Brothers and sisters:
Christ Jesus, though he was in the form of God,
did not regard equality with God something to be grasped.
Rather, he emptied himself,
taking the form of a slave,
coming in human likeness;
and found human in appearance,
he humbled himself,
becoming obedient to death,
even death on a cross.
Because of this, God greatly exalted him
and bestowed on him the name
that is above every name,
that at the name of Jesus
every knee should bend,
of those in heaven and on earth and under the earth,
and every tongue confess that
Jesus Christ is Lord,
to the glory of God the Father.

Gospel
jn 3:13-17

Jesus said to Nicodemus:
“No one has gone up to heaven
except the one who has come down from heaven, the Son of Man.

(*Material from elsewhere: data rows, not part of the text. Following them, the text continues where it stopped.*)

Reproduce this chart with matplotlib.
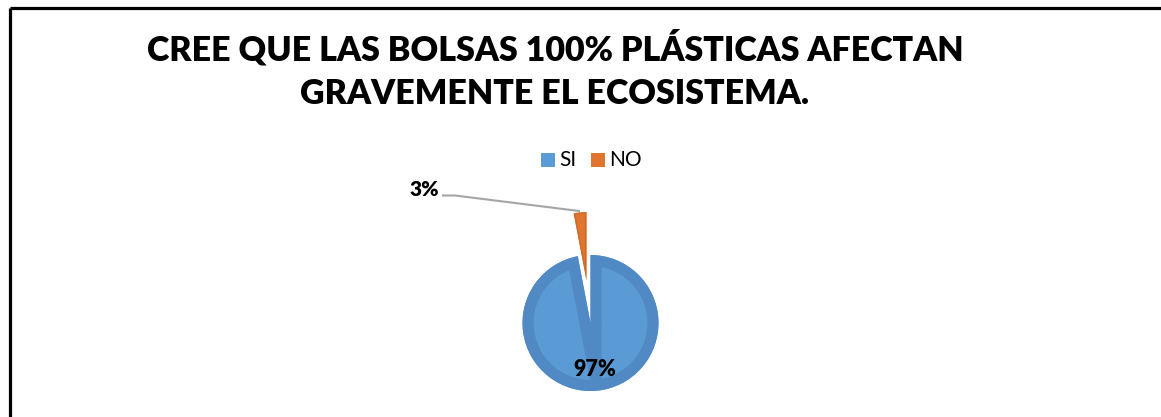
import matplotlib
matplotlib.use("Agg")
import matplotlib.pyplot as plt
from matplotlib.patches import Wedge, Rectangle
from matplotlib.lines import Line2D

W, H = 1161, 417

categories = ["SI", "NO"]
values = [97, 3]
title_lines = ["CREE QUE LAS BOLSAS 100% PLÁSTICAS AFECTAN", "GRAVEMENTE EL ECOSISTEMA."]

face_colors = ["#5B9BD5", "#DF752F"]
edge_colors = ["#5089C4", "#D06A28"]

FONT = "Lato"

fig = plt.figure(figsize=(W / 100, H / 100), dpi=100)
ax = fig.add_axes([0, 0, 1, 1])

def py(y):
    return H - y

cx, cy, r = 590.5, py(323), 68
wedges, _ = ax.pie(values, colors=face_colors, startangle=90, counterclock=False,
                   center=(cx, cy), radius=r, explode=[0, 43], frame=True,
                   wedgeprops=dict(linewidth=0))
ax.set_xlim(0, W)
ax.set_ylim(0, H)
ax.set_aspect("equal")
ax.axis("off")

# inner bevel-like darker border
for w, ec, lw in zip(wedges, edge_colors, [16, 2]):
    b = Wedge(w.center, w.r, w.theta1, w.theta2, facecolor="none",
              edgecolor=ec, linewidth=lw)
    ax.add_patch(b)
    b.set_clip_path(w)

# labels
ax.text(595, py(370), f"{values[0]}%", fontsize=15.5, fontweight="heavy",
        family=FONT, ha="center", va="center", color="black")
ax.text(439, py(189.5), f"{values[1]}%", fontsize=15, fontweight="heavy",
        family=FONT, ha="right", va="center", color="black")
ax.add_line(Line2D([443, 455, 579], [py(195.5), py(195.5), py(211)],
                   color="#A5A5A5", linewidth=1.5))

# legend
sq = 14
ax.add_patch(Rectangle((541, py(167)), sq, sq, facecolor=face_colors[0], edgecolor="none"))
ax.text(559, py(160), categories[0], fontsize=15, family=FONT, va="center", ha="left")
ax.add_patch(Rectangle((591, py(167)), sq, sq, facecolor=face_colors[1], edgecolor="none"))
ax.text(609, py(160), categories[1], fontsize=15, family=FONT, va="center", ha="left")

# title
ax.text(555, py(60), title_lines[0], fontsize=24.5, fontweight="heavy", family=FONT,
        ha="center", va="baseline", color="black")
ax.text(555, py(104), title_lines[1], fontsize=24.5, fontweight="heavy", family=FONT,
        ha="center", va="baseline", color="black")

# border (partial frame)
ax.add_line(Line2D([9.5, W], [py(7.5), py(7.5)], color="black", linewidth=2.3,
                   solid_capstyle="butt"))
ax.add_line(Line2D([9.5, 9.5], [py(7.5), 0], color="black", linewidth=2.3,
                   solid_capstyle="butt"))

fig.savefig("out.png", dpi=100)
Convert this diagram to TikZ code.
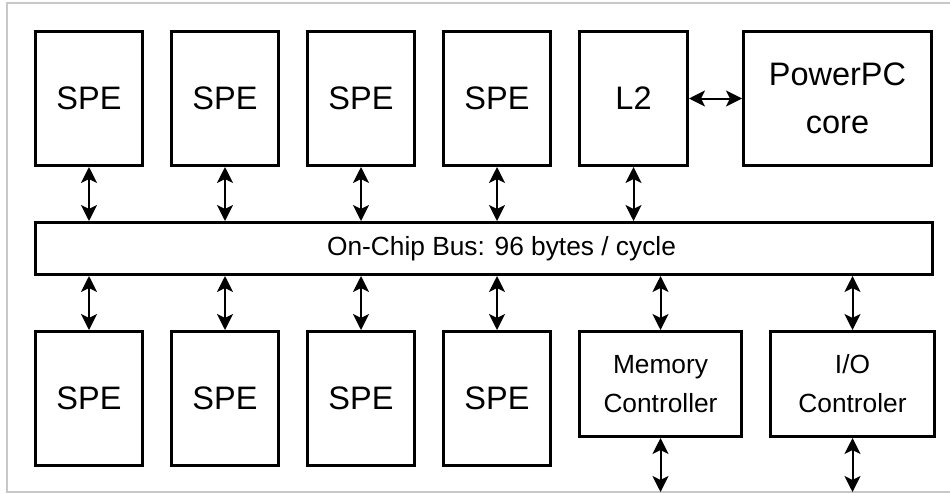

And just as Moses lifted up the serpent in the desert,
so must the Son of Man be lifted up,
so that everyone who believes in him may have eternal life.”
For God so loved the world that he gave his only Son,
so that everyone who believes in him might not perish
but might have eternal life.
For God did not send his Son into the world to condemn the world,
but that the world might be saved through him.